>>>
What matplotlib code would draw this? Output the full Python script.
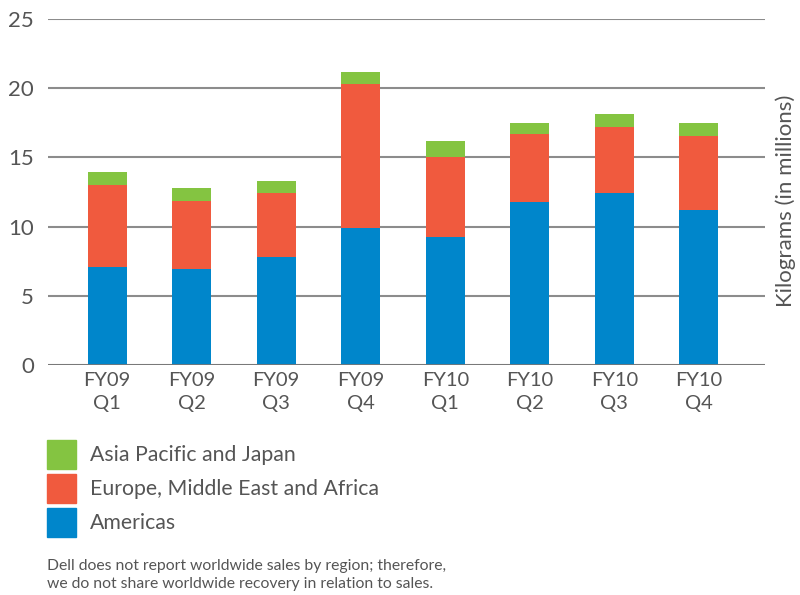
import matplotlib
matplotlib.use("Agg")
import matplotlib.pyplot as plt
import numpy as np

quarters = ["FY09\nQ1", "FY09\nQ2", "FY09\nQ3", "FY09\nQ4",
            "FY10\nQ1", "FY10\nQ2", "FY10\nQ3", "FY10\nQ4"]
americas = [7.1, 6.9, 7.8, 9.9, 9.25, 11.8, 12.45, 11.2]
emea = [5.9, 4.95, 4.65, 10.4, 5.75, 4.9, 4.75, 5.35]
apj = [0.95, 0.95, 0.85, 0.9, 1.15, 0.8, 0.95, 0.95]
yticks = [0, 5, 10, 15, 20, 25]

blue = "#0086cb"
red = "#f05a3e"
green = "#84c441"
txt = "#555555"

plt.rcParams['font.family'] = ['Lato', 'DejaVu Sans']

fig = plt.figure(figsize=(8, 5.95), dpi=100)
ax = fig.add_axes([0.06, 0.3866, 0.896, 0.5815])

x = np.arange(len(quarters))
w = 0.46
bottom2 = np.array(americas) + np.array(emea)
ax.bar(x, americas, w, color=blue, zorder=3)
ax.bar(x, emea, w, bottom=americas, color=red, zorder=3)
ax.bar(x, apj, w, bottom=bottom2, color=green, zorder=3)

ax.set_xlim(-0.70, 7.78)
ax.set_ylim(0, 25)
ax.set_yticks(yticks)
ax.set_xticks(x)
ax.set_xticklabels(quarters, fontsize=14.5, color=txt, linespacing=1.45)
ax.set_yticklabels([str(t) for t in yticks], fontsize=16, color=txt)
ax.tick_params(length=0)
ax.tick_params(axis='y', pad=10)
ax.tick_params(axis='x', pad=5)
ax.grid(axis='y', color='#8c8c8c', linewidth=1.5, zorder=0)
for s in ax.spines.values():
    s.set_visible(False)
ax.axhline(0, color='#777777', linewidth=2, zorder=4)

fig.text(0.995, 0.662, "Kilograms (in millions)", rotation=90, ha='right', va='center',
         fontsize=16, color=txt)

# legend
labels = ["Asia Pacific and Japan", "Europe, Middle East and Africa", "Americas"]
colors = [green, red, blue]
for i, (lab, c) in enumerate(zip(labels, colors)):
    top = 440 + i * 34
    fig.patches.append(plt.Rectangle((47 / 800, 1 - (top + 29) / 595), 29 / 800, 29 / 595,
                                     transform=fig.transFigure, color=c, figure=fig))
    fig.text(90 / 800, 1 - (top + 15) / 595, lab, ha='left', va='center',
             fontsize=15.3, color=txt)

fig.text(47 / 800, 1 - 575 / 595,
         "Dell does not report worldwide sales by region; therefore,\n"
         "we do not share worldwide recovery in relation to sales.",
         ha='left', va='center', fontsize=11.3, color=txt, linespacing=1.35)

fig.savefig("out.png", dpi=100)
<<<
* What this task involves *
Reproduce every line exactly and omit all pictures.

* Answer to the problem *
What matplotlib code would draw this? Output the full Python script.
import matplotlib
matplotlib.use("Agg")
import matplotlib.pyplot as plt
import numpy as np

quarters = ["FY09\nQ1", "FY09\nQ2", "FY09\nQ3", "FY09\nQ4",
            "FY10\nQ1", "FY10\nQ2", "FY10\nQ3", "FY10\nQ4"]
americas = [7.1, 6.9, 7.8, 9.9, 9.25, 11.8, 12.45, 11.2]
emea = [5.9, 4.95, 4.65, 10.4, 5.75, 4.9, 4.75, 5.35]
apj = [0.95, 0.95, 0.85, 0.9, 1.15, 0.8, 0.95, 0.95]
yticks = [0, 5, 10, 15, 20, 25]

blue = "#0086cb"
red = "#f05a3e"
green = "#84c441"
txt = "#555555"

plt.rcParams['font.family'] = ['Lato', 'DejaVu Sans']

fig = plt.figure(figsize=(8, 5.95), dpi=100)
ax = fig.add_axes([0.06, 0.3866, 0.896, 0.5815])

x = np.arange(len(quarters))
w = 0.46
bottom2 = np.array(americas) + np.array(emea)
ax.bar(x, americas, w, color=blue, zorder=3)
ax.bar(x, emea, w, bottom=americas, color=red, zorder=3)
ax.bar(x, apj, w, bottom=bottom2, color=green, zorder=3)

ax.set_xlim(-0.70, 7.78)
ax.set_ylim(0, 25)
ax.set_yticks(yticks)
ax.set_xticks(x)
ax.set_xticklabels(quarters, fontsize=14.5, color=txt, linespacing=1.45)
ax.set_yticklabels([str(t) for t in yticks], fontsize=16, color=txt)
ax.tick_params(length=0)
ax.tick_params(axis='y', pad=10)
ax.tick_params(axis='x', pad=5)
ax.grid(axis='y', color='#8c8c8c', linewidth=1.5, zorder=0)
for s in ax.spines.values():
    s.set_visible(False)
ax.axhline(0, color='#777777', linewidth=2, zorder=4)

fig.text(0.995, 0.662, "Kilograms (in millions)", rotation=90, ha='right', va='center',
         fontsize=16, color=txt)

# legend
labels = ["Asia Pacific and Japan", "Europe, Middle East and Africa", "Americas"]
colors = [green, red, blue]
for i, (lab, c) in enumerate(zip(labels, colors)):
    top = 440 + i * 34
    fig.patches.append(plt.Rectangle((47 / 800, 1 - (top + 29) / 595), 29 / 800, 29 / 595,
                                     transform=fig.transFigure, color=c, figure=fig))
    fig.text(90 / 800, 1 - (top + 15) / 595, lab, ha='left', va='center',
             fontsize=15.3, color=txt)

fig.text(47 / 800, 1 - 575 / 595,
         "Dell does not report worldwide sales by region; therefore,\n"
         "we do not share worldwide recovery in relation to sales.",
         ha='left', va='center', fontsize=11.3, color=txt, linespacing=1.35)

fig.savefig("out.png", dpi=100)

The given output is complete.